_Dataset extract_.
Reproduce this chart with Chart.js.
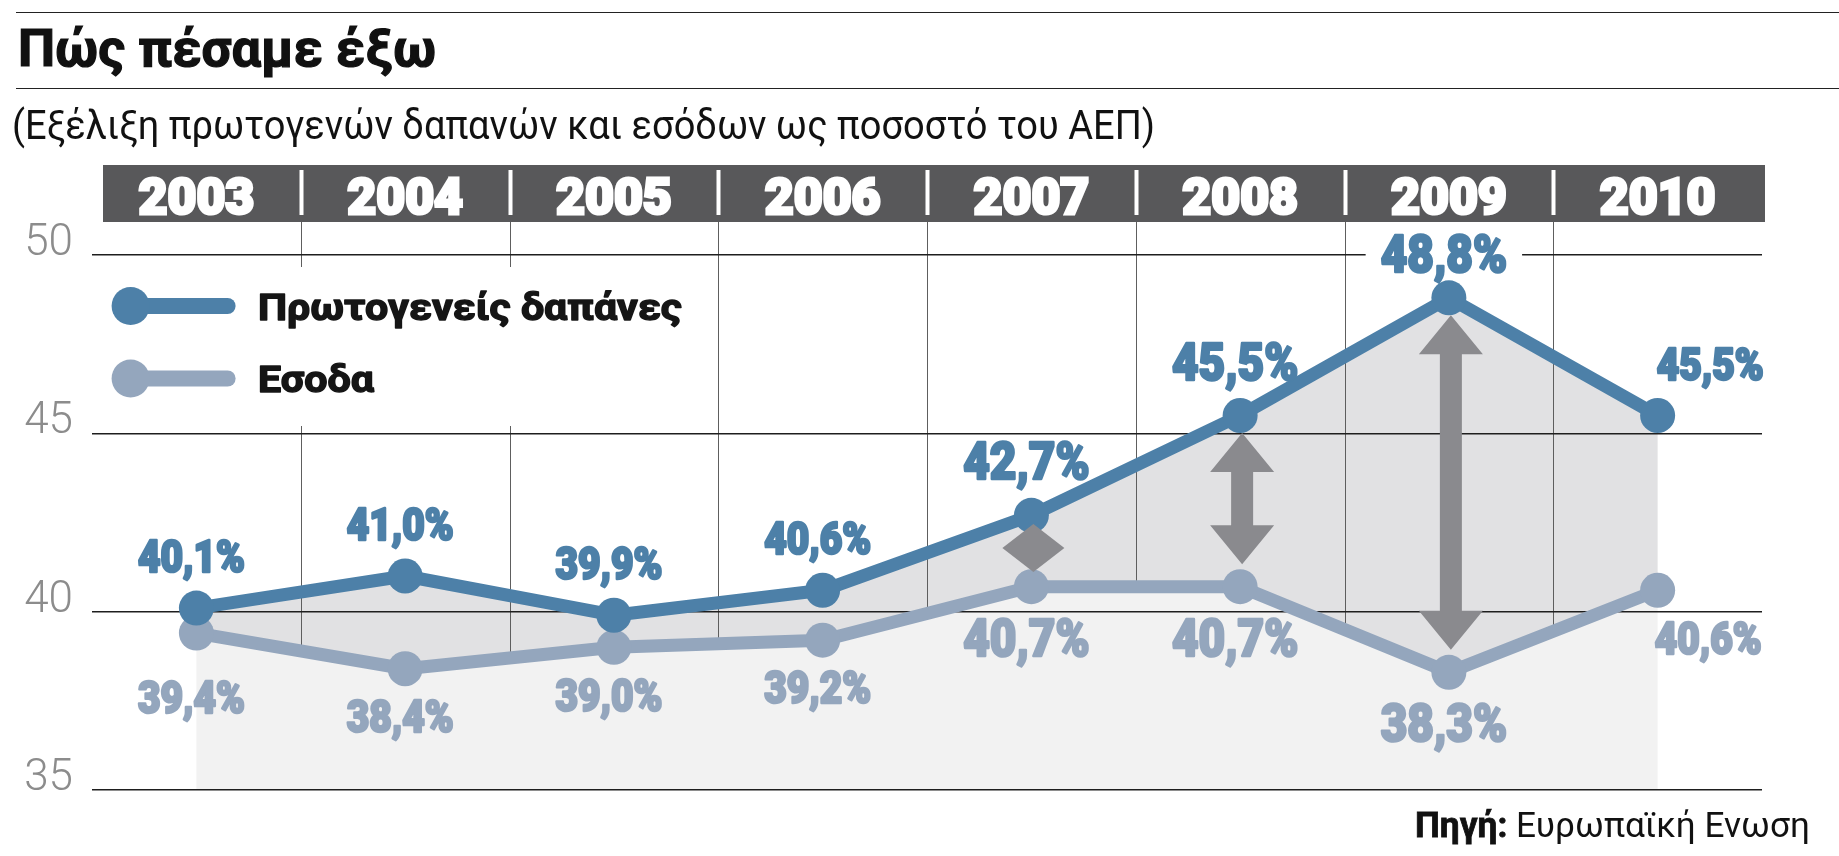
<!DOCTYPE html>
<html>
<head>
<meta charset="utf-8">
<script src="https://cdn.jsdelivr.net/npm/chart.js@4.4.1/dist/chart.umd.min.js"></script>
<style>
html,body{margin:0;padding:0;background:#fff;}
#wrap{position:relative;width:1839px;height:856px;overflow:hidden;background:#fff;}
canvas{position:absolute;left:0;top:0;}
.rule{position:absolute;left:16px;right:0;height:0;border-top:1.5px solid #222;}
.txt{position:absolute;white-space:nowrap;line-height:1;font-family:Roboto,'Noto Sans',sans-serif;color:#111;transform-origin:0 0;}
</style>
</head>
<body>
<div id="wrap">
<canvas id="c" width="1839" height="856"></canvas>
<div class="rule" style="top:12px"></div>
<div class="rule" style="top:88px"></div>
<div class="txt" id="title" style="left:18px;top:23px;font-size:52px;font-weight:700;-webkit-text-stroke:1.2px #111" data-w="418">Πώς πέσαμε έξω</div>
<div class="txt" id="sub" style="left:12px;top:106px;font-size:40px;font-weight:400" data-w="1143">(Εξέλιξη πρωτογενών δαπανών και εσόδων ως ποσοστό του ΑΕΠ)</div>
<div class="txt" id="src" style="right:29px;top:808px;font-size:35px;font-weight:400;transform-origin:100% 0" data-w="395"><b style="-webkit-text-stroke:0.8px #111">Πηγή:</b> Ευρωπαϊκή Ενωση</div>
</div>
<script>
// ---- data ----
const years = ['2003', '2004', '2005', '2006', '2007', '2008', '2009', '2010'];
const spending = [40.1, 41.0, 39.9, 40.6, 42.7, 45.5, 48.8, 45.5];
const revenue = [39.4, 38.4, 39.0, 39.2, 40.7, 40.7, 38.3, 40.6];
const yTicks = [35, 40, 45, 50];
const seriesNames = ['Πρωτογενείς δαπάνες', 'Εσοδα'];
const highlightYears = ['2007', '2008', '2009'];

// ---- styles ----
const C = {
  spend: '#4d80a8', rev: '#94a6bd', darkFill: '#e1e1e3', lightFill: '#f2f2f2',
  bar: '#58585a', grid: '#1e1e1e', vgrid: '#5e5e5e', arrow: '#8a8a8e'
};
const PR = 17.5;

// fit HTML texts to the measured widths
document.querySelectorAll('.txt').forEach(el => {
  const w = el.getBoundingClientRect().width;
  el.style.transform = 'scaleX(' + (parseFloat(el.dataset.w) / w) + ')';
});

function fmt(v) { return v.toFixed(1).replace('.', ',') + '%'; }

function drawText(ctx, text, x, baseline, font, color, align, f, sw) {
  ctx.save();
  ctx.font = font;
  const w = ctx.measureText(text).width * f;
  const left = align === 'left' ? x : x - w / 2;
  ctx.translate(left, baseline);
  ctx.scale(f, 1);
  ctx.fillStyle = color;
  ctx.textAlign = 'left';
  ctx.textBaseline = 'alphabetic';
  if (sw) {
    ctx.strokeStyle = color;
    ctx.lineWidth = sw;
    ctx.lineJoin = 'round';
    ctx.strokeText(text, 0, 0);
  }
  ctx.fillText(text, 0, 0);
  ctx.restore();
  return {left: left, w: w};
}

function dblArrow(ctx, cx, top, bot) {
  const hh = 39, hw = 32, sw = 11;
  ctx.beginPath();
  ctx.moveTo(cx, top);
  ctx.lineTo(cx + hw, top + hh);
  ctx.lineTo(cx + sw, top + hh);
  ctx.lineTo(cx + sw, bot - hh);
  ctx.lineTo(cx + hw, bot - hh);
  ctx.lineTo(cx, bot);
  ctx.lineTo(cx - hw, bot - hh);
  ctx.lineTo(cx - sw, bot - hh);
  ctx.lineTo(cx - sw, top + hh);
  ctx.lineTo(cx - hw, top + hh);
  ctx.closePath();
  ctx.fill();
}

const decor = {
  id: 'decor',
  beforeDraw(chart) {
    const {ctx, chartArea: a, scales: {x, y}} = chart;
    const ms = chart.getDatasetMeta(0).data, mr = chart.getDatasetMeta(1).data;
    const base = y.getPixelForValue(y.min);
    const barTop = a.top - 90, barBot = a.top - 33;
    ctx.save();
    // band between the two series
    ctx.beginPath();
    ms.forEach((p, i) => i ? ctx.lineTo(p.x, p.y) : ctx.moveTo(p.x, p.y));
    for (let i = mr.length - 1; i >= 0; i--) ctx.lineTo(mr[i].x, mr[i].y);
    ctx.closePath();
    ctx.fillStyle = C.darkFill;
    ctx.fill();
    // vertical separators between years
    const seps = [];
    for (let i = 0; i < years.length - 1; i++) {
      seps.push(Math.round((x.getPixelForValue(i) + x.getPixelForValue(i + 1)) / 2));
    }
    ctx.strokeStyle = C.vgrid;
    ctx.lineWidth = 1;
    seps.forEach(sx => {
      ctx.beginPath();
      ctx.moveTo(sx + 0.5, barBot);
      ctx.lineTo(sx + 0.5, base);
      ctx.stroke();
    });
    // area under revenue
    ctx.beginPath();
    mr.forEach((p, i) => i ? ctx.lineTo(p.x, p.y) : ctx.moveTo(p.x, p.y));
    ctx.lineTo(mr[mr.length - 1].x, base);
    ctx.lineTo(mr[0].x, base);
    ctx.closePath();
    ctx.fillStyle = C.lightFill;
    ctx.fill();
    // header band with years
    ctx.fillStyle = C.bar;
    ctx.fillRect(a.left + 11, barTop, (a.right + 3) - (a.left + 11), barBot - barTop);
    ctx.fillStyle = '#fff';
    seps.forEach(sx => ctx.fillRect(sx - 1.5, barTop + 5, 4, barBot - barTop - 12));
    ctx.restore();
  },
  afterDatasetsDraw(chart) {
    const {ctx, chartArea: a, scales: {x, y}} = chart;
    const ms = chart.getDatasetMeta(0).data, mr = chart.getDatasetMeta(1).data;
    const colors = [C.spend, C.rev];
    ctx.save();

    // ---- legend ----
    ctx.fillStyle = '#fff';
    ctx.fillRect(a.left + 8, a.top + 12, 600, 159);
    ctx.font = '700 37px Roboto';
    const lf = 424 / ctx.measureText(seriesNames[0]).width;
    seriesNames.forEach((name, k) => {
      const cy = a.top + 51 + k * 72.5;
      const cx = a.left + 38.6;
      ctx.strokeStyle = colors[k];
      ctx.lineWidth = 16;
      ctx.lineCap = 'round';
      ctx.beginPath();
      ctx.moveTo(cx, cy);
      ctx.lineTo(cx + 97, cy);
      ctx.stroke();
      ctx.fillStyle = colors[k];
      ctx.beginPath();
      ctx.arc(cx, cy, 19, 0, Math.PI * 2);
      ctx.fill();
      drawText(ctx, name, a.left + 166, cy + 13.5, '700 37px Roboto', '#151515', 'left', lf, 1.4);
    });

    // ---- gap arrows ----
    ctx.fillStyle = C.arrow;
    years.forEach((yr, i) => {
      if (highlightYears.indexOf(yr) < 0) return;
      const cx = ms[i].x + 2;
      const top = ms[i].y + PR, bot = mr[i].y - PR - 5;
      if (bot - top < 90) {
        const cy = (ms[i].y + mr[i].y) / 2 - 3;
        ctx.beginPath();
        ctx.moveTo(cx, cy - 24);
        ctx.lineTo(cx + 31, cy);
        ctx.lineTo(cx, cy + 24);
        ctx.lineTo(cx - 31, cy);
        ctx.closePath();
        ctx.fill();
      } else {
        dblArrow(ctx, cx, top, bot);
      }
    });

    // ---- value labels ----
    ctx.font = '900 44px Roboto';
    const f = 107 / ctx.measureText('40,1%').width;
    const SW = 2.6;
    const barBot = a.top - 33;
    const last = years.length - 1;
    years.forEach((yr, i) => {
      const big = highlightYears.indexOf(yr) >= 0;
      const size = big ? 52 : 44;
      const capH = size * 0.711;
      const font = '900 ' + size + 'px Roboto';
      const align = i === last ? 'left' : 'center';
      const lx = i === last ? ms[i].x - 1 : ms[i].x - 5;
      // spending above
      let capTop = Math.max(ms[i].y - 36 - capH, barBot + 13);
      let bl = capTop + capH;
      ctx.font = font;
      const w = ctx.measureText(fmt(spending[i])).width * f;
      const left = align === 'left' ? lx : lx - w / 2;
      const crosses = yTicks.some(v => {
        const py = y.getPixelForValue(v);
        return py > capTop - 4 && py < bl + 8;
      });
      if (crosses) {
        ctx.fillStyle = '#fff';
        ctx.fillRect(left - 15, capTop - 6, w + 30, capH + 14);
      }
      drawText(ctx, fmt(spending[i]), lx, bl, font, C.spend, align, f, SW);
      // revenue below (pushed further when the two markers nearly coincide)
      const rx = i === last ? mr[i].x - 3 : mr[i].x - 5;
      const overlap = (mr[i].y - ms[i].y) < 30;
      const rTop = mr[i].y + 32 + (overlap ? 17 : 0);
      drawText(ctx, fmt(revenue[i]), rx, rTop + capH, font, C.rev, align, f, SW);
    });
    ctx.restore();
  }
};

function ds(label, values, color) {
  return {
    label: label, data: values, borderColor: color, backgroundColor: color,
    pointBackgroundColor: color, pointBorderWidth: 0, borderWidth: 13,
    pointRadius: PR, pointHoverRadius: PR, fill: false, tension: 0,
    borderJoinStyle: 'round', borderCapStyle: 'round'
  };
}

new Chart(document.getElementById('c'), {
  type: 'line',
  data: {
    labels: years,
    datasets: [ds(seriesNames[0], spending, C.spend), ds(seriesNames[1], revenue, C.rev)]
  },
  options: {
    responsive: false,
    animation: false,
    devicePixelRatio: 1,
    events: [],
    layout: {padding: {left: 0, top: 0, right: 77, bottom: 66}, autoPadding: false},
    plugins: {legend: {display: false}, tooltip: {enabled: false}, title: {display: false}},
    scales: {
      x: {
        position: 'top', offset: true,
        grid: {display: false}, border: {display: false},
        ticks: {color: '#ffffff', textStrokeColor: '#ffffff', textStrokeWidth: 3,
                font: {family: 'Roboto', weight: 900, size: 50}, padding: 16, maxRotation: 0, autoSkip: false},
        afterFit(s) { s.height = 255; }
      },
      y: {
        min: 35, max: 50,
        grid: {color: C.grid, lineWidth: 1.5, drawTicks: false},
        border: {display: false},
        ticks: {color: '#8c8c8c', font: {family: 'Roboto', weight: 300, size: 44}, padding: 19, labelOffset: -11},
        afterBuildTicks(s) { s.ticks = yTicks.map(v => ({value: v})); },
        afterFit(s) { s.width = 92; }
      }
    }
  },
  plugins: [decor]
});
</script>
</body>
</html>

_Problem to solve_. Give back exactly the lines from the first line of the data through the line with "return v.toFixed(1).replace('.', ',')", pictures excluded.

_Answer for the task_.
Reproduce this chart with Chart.js.
<!DOCTYPE html>
<html>
<head>
<meta charset="utf-8">
<script src="https://cdn.jsdelivr.net/npm/chart.js@4.4.1/dist/chart.umd.min.js"></script>
<style>
html,body{margin:0;padding:0;background:#fff;}
#wrap{position:relative;width:1839px;height:856px;overflow:hidden;background:#fff;}
canvas{position:absolute;left:0;top:0;}
.rule{position:absolute;left:16px;right:0;height:0;border-top:1.5px solid #222;}
.txt{position:absolute;white-space:nowrap;line-height:1;font-family:Roboto,'Noto Sans',sans-serif;color:#111;transform-origin:0 0;}
</style>
</head>
<body>
<div id="wrap">
<canvas id="c" width="1839" height="856"></canvas>
<div class="rule" style="top:12px"></div>
<div class="rule" style="top:88px"></div>
<div class="txt" id="title" style="left:18px;top:23px;font-size:52px;font-weight:700;-webkit-text-stroke:1.2px #111" data-w="418">Πώς πέσαμε έξω</div>
<div class="txt" id="sub" style="left:12px;top:106px;font-size:40px;font-weight:400" data-w="1143">(Εξέλιξη πρωτογενών δαπανών και εσόδων ως ποσοστό του ΑΕΠ)</div>
<div class="txt" id="src" style="right:29px;top:808px;font-size:35px;font-weight:400;transform-origin:100% 0" data-w="395"><b style="-webkit-text-stroke:0.8px #111">Πηγή:</b> Ευρωπαϊκή Ενωση</div>
</div>
<script>
// ---- data ----
const years = ['2003', '2004', '2005', '2006', '2007', '2008', '2009', '2010'];
const spending = [40.1, 41.0, 39.9, 40.6, 42.7, 45.5, 48.8, 45.5];
const revenue = [39.4, 38.4, 39.0, 39.2, 40.7, 40.7, 38.3, 40.6];
const yTicks = [35, 40, 45, 50];
const seriesNames = ['Πρωτογενείς δαπάνες', 'Εσοδα'];
const highlightYears = ['2007', '2008', '2009'];

// ---- styles ----
const C = {
  spend: '#4d80a8', rev: '#94a6bd', darkFill: '#e1e1e3', lightFill: '#f2f2f2',
  bar: '#58585a', grid: '#1e1e1e', vgrid: '#5e5e5e', arrow: '#8a8a8e'
};
const PR = 17.5;

// fit HTML texts to the measured widths
document.querySelectorAll('.txt').forEach(el => {
  const w = el.getBoundingClientRect().width;
  el.style.transform = 'scaleX(' + (parseFloat(el.dataset.w) / w) + ')';
});

function fmt(v) { return v.toFixed(1).replace('.', ',') + '%'; }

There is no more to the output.